A guide to quick and easy adoption enquiry responses
As people visiting the PetRescue website continues to grow, so too does the number of enquiries sent by interested adopters to you. Managing these enquiries in an efficient and effective manner can be tricky, so we’ve put together a few pointers on how you can grease the wheels and make the whole experience quick, easy and positive for everyone - especially you!
Everyone deserves a response
Okay, let’s kick off with the most important step. Responding to each and every enquiry you receive may seem daunting, but it’s also increasingly important. A large volume of the feedback we receive from potential adopters expresses their frustration and disappointment in not receiving any response to their enquiry, especially after they’ve fallen in love with a specific pet and shown an interest in learning more about them.
People who visit PetRescue.com.au in search of a pet carefully consider which pets suit their individual needs, and many feel a strong connection when they lay eyes on ‘the one’. This bond and their feelings are important to consider when building a strategy for communicating with adopters who apply for pets.
It doesn’t have to be right away, but everyone deserves a response to every enquiry - not just to spare people’s feelings, but to also uphold a level of professionalism the public expects of us.
Set up an autoresponder
One of the most effective, and easiest ways, to manage the expectations of enquirers is to install an autoresponder in your inbox.

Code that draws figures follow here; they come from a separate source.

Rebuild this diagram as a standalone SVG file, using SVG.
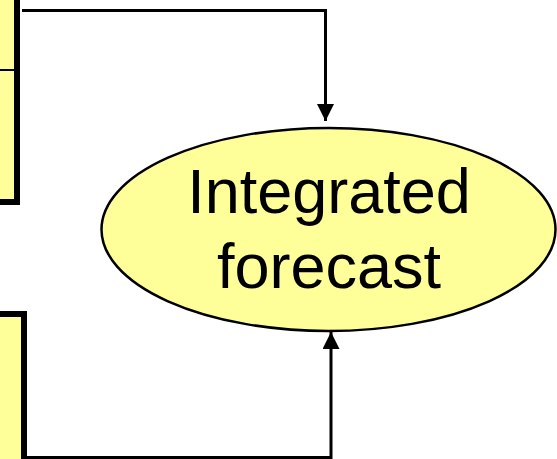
<svg xmlns="http://www.w3.org/2000/svg" width="557" height="459" viewBox="0 0 557 459">
  <style>
    .box { fill: #FFFF99; stroke: #000; stroke-width: 6; }
    .divider { stroke: #000; stroke-width: 2; fill: none; }
    .conn { stroke: #000; stroke-width: 3; fill: none; }
    .ellipse { fill: #FFFF99; stroke: #000; stroke-width: 2.5; }
    .label { font-family: "Liberation Sans", Arial, sans-serif; font-size: 63px; fill: #000; text-anchor: middle; }
  </style>
  <defs>
    <marker id="arrow" viewBox="0 0 17 17" refX="17" refY="8.5" markerWidth="17" markerHeight="17" markerUnits="userSpaceOnUse" orient="auto">
      <path d="M0,0 L17,8.5 L0,17 Z" fill="#000"/>
    </marker>
  </defs>

  <rect width="557" height="459" fill="#fff"/>

  <!-- upper input box (partly off canvas) -->
  <g id="box-upper">
    <rect class="box" x="-20" y="-20" width="37" height="222"/>
    <line class="divider" x1="0" y1="70" x2="14" y2="70"/>
  </g>

  <!-- lower input box (partly off canvas) -->
  <g id="box-lower">
    <rect class="box" x="-20" y="314" width="44" height="170"/>
  </g>

  <!-- result node -->
  <g id="integrated-forecast">
    <ellipse class="ellipse" cx="328.5" cy="229.5" rx="227" ry="101.5"/>
    <text class="label" x="329" y="213">Integrated</text>
    <text class="label" x="329" y="288">forecast</text>
  </g>

  <!-- connectors -->
  <g id="connectors">
    <polyline class="conn" points="22,10.5 325.5,10.5 325.5,121" marker-end="url(#arrow)"/>
    <polyline class="conn" points="27,457.5 331,457.5 331,332" marker-end="url(#arrow)"/>
  </g>
</svg>
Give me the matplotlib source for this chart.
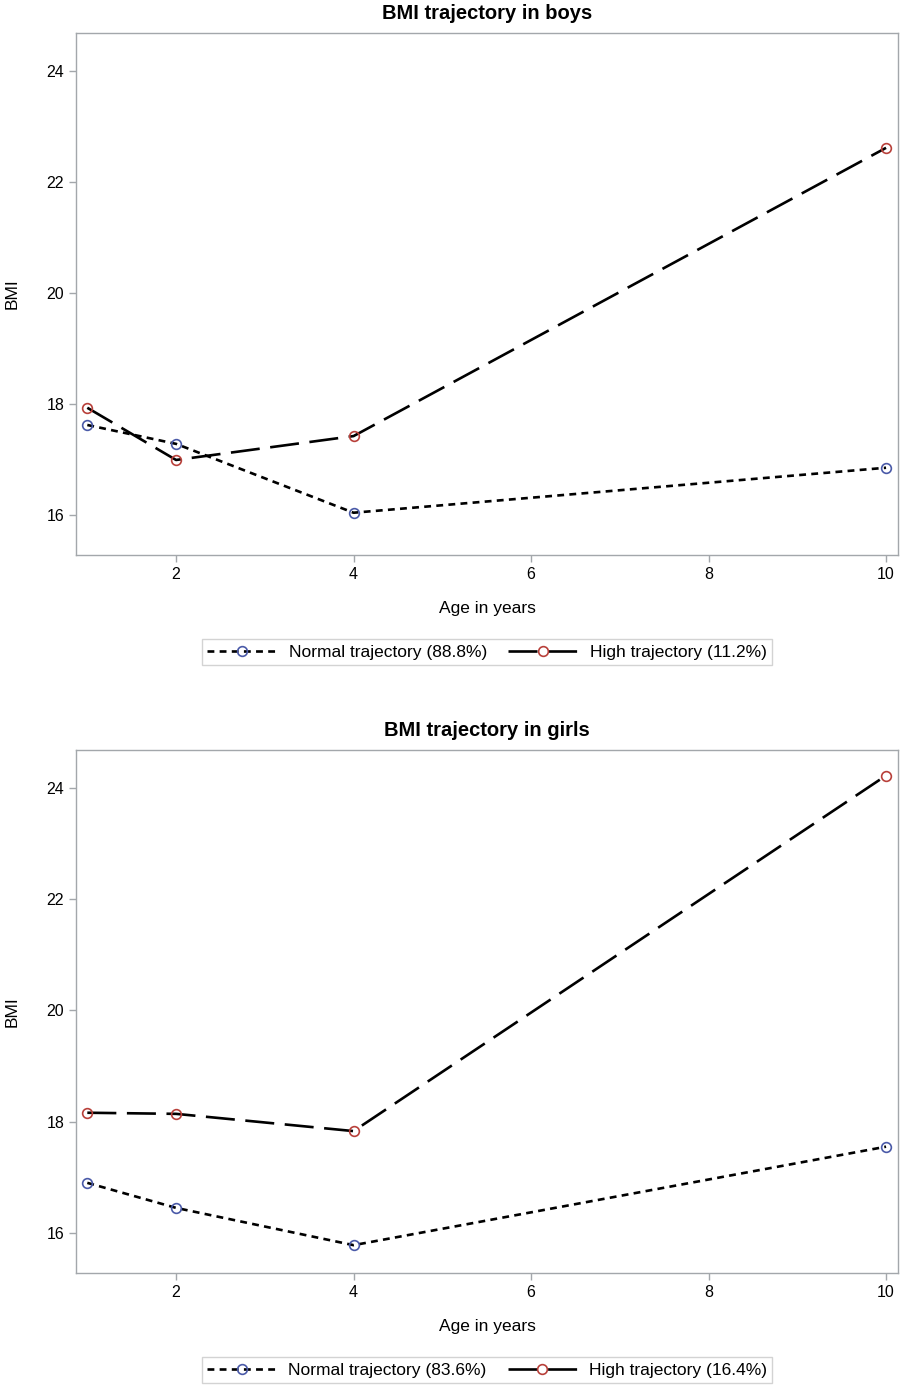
import matplotlib.pyplot as plt

plt.rcParams['font.family'] = ['Liberation Sans', 'DejaVu Sans']

ages = [1, 2, 4, 10]

# BMI values
boys_normal = [17.62, 17.28, 16.04, 16.85]
boys_high = [17.93, 16.99, 17.42, 22.61]
girls_normal = [16.90, 16.45, 15.78, 17.55]
girls_high = [18.16, 18.14, 17.83, 24.22]

titles = ['BMI trajectory in boys', 'BMI trajectory in girls']
normal_labels = ['Normal trajectory (88.8%)', 'Normal trajectory (83.6%)']
high_labels = ['High trajectory (11.2%)', 'High trajectory (16.4%)']

frame_col = '#a3a7ab'
blue = '#4a5aa8'
red = '#b8403a'

fig = plt.figure(figsize=(9.02, 13.87), dpi=100)
positions = [[0.0843, 0.5999, 0.9113, 0.3764], [0.0843, 0.0822, 0.9113, 0.3771]]
series = [(boys_normal, boys_high), (girls_normal, girls_high)]

for k in range(2):
    ax = fig.add_axes(positions[k])
    normal, high = series[k]

    ax.plot(ages, normal, color='black', lw=1.9, ls=(0, (2.6, 2.0)),
            marker='o', ms=7, mfc='none', mec=blue, mew=1.2,
            label=normal_labels[k])
    ax.plot(ages, high, color='black', lw=1.9, ls=(0, (11, 4)),
            marker='o', ms=7, mfc='none', mec=red, mew=1.2,
            label=high_labels[k])

    ax.set_xlim(0.873, 10.135)
    ax.set_ylim(15.28, 24.68)
    ax.set_xticks([2, 4, 6, 8, 10])
    ax.set_yticks([16, 18, 20, 22, 24])

    for s in ax.spines.values():
        s.set_color(frame_col)
        s.set_linewidth(1.0)
    ax.tick_params(colors=frame_col, labelcolor='black', labelsize=11.5, length=5, width=1)

    ax.set_title(titles[k], fontsize=14.5, fontweight='bold', pad=10)
    ax.set_xlabel('Age in years', fontsize=12.5, labelpad=14)
    ax.set_ylabel('BMI', fontsize=12.5, labelpad=19)

    leg = ax.legend(loc='center', bbox_to_anchor=(0.5, -0.186), ncol=2,
                    fontsize=12.5, frameon=True, fancybox=False,
                    handlelength=4, columnspacing=1.2, handletextpad=0.7,
                    borderpad=0.3)
    leg.get_frame().set_edgecolor('#c8c8c8')
    leg.get_frame().set_linewidth(1.0)

fig.savefig('out.png', dpi=100)
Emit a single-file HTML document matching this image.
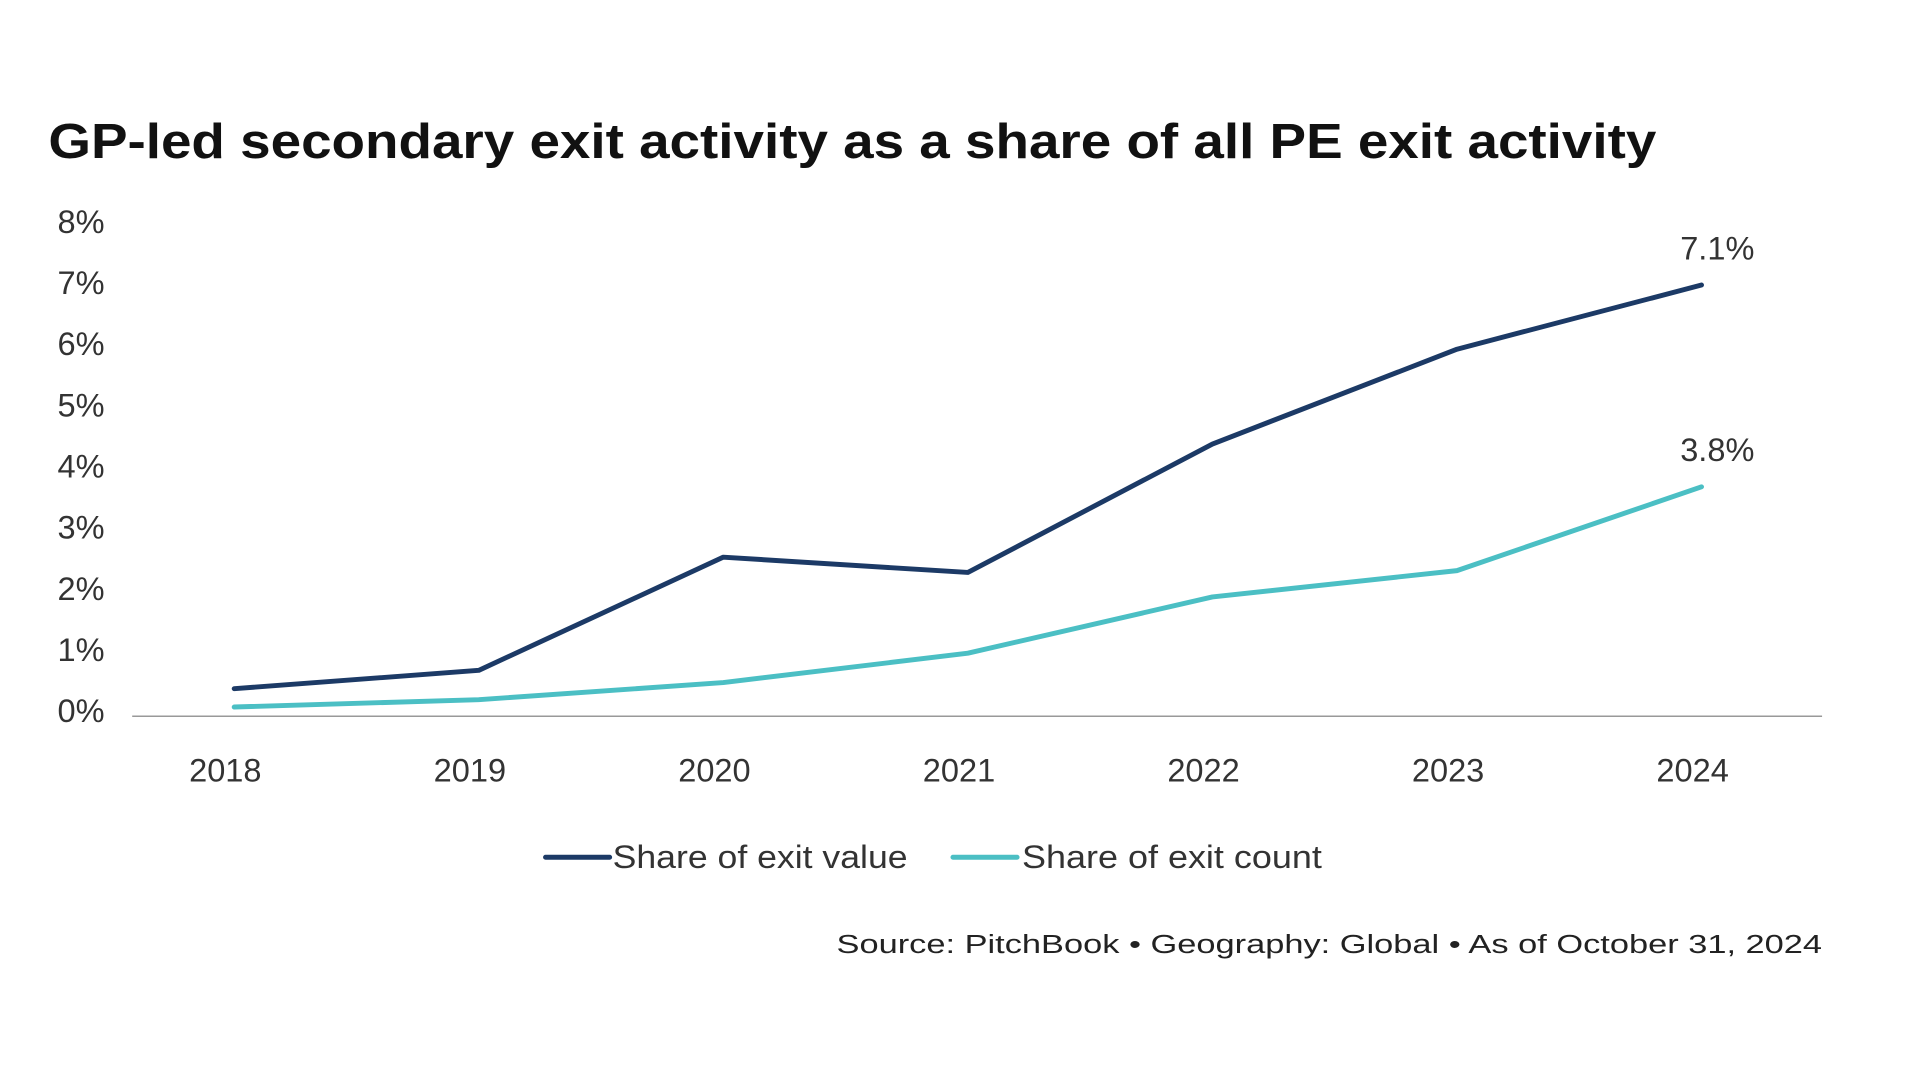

An autoresponder sends an email to everyone who enquires about a pet automatically. This should indicate to them that processing adoptions can take time and that each enquiry will be considered according to the pet's personality. Don’t worry, it’s not as difficult as it sounds - here are some step-by-step guides to walk you through it for both Gmail or Outlook. If you’re using a different email client, try searching for instructions using Google or get in touch with us for some help.
Short application form
We also recommend that you don’t use a long and detailed application form as the very first step. Try using a shorter application form that is limited to just a few key details. We suggest nothing more than their basic contact details and three or four lifestyle questions - enough to give you an idea of who that person is without going into a lot of detail. It’s also a really great way of starting a conversation with the adopter and engaging with them on a personal level.
Filling out multiple massive forms with various rescue groups only to be told ‘no’ puts adopters off and discourages them from persisting in trying to adopt.
Thanks, but no thanks
Letting people down when their application has been unsuccessful can be one of the hardest parts of running a rescue group. However, it can also be one of the most important and, if managed correctly, can ensure a potential adopter isn’t lost.
Start things off by thanking people for applying - this can be the start of letting them down gently. Carefully explain the reasons for the unsuccessful application (lifestyle reasons etc.) and, this is the important part, recommend other pets from your group that may suit them better, or simply refer them back to PetRescue if they aren’t the right adopter for your group. That way, they don’t feel too disheartened and will hopefully continue their quest to adopt a rescue pet.
Create a shortlist of applicants
These contenders have already completed the short form, so you know they have the potential to suit the pet they applied for. By asking this shortlist to complete the longer, more detailed form, you can find out more about their current situation and lifestyle.
Alternatively, you could chat with potential adopters over the phone using a set of standard questions as a reference point. This gives you the chance to clarify any requirements and get a feel for the kind of home they can offer.
If not now, maybe later
Even if they’re not right for this pet right now, maybe another will suit them in the future - keep interested adopters on a list of potentials and contact them at a later date when you have a pet that might suit them better.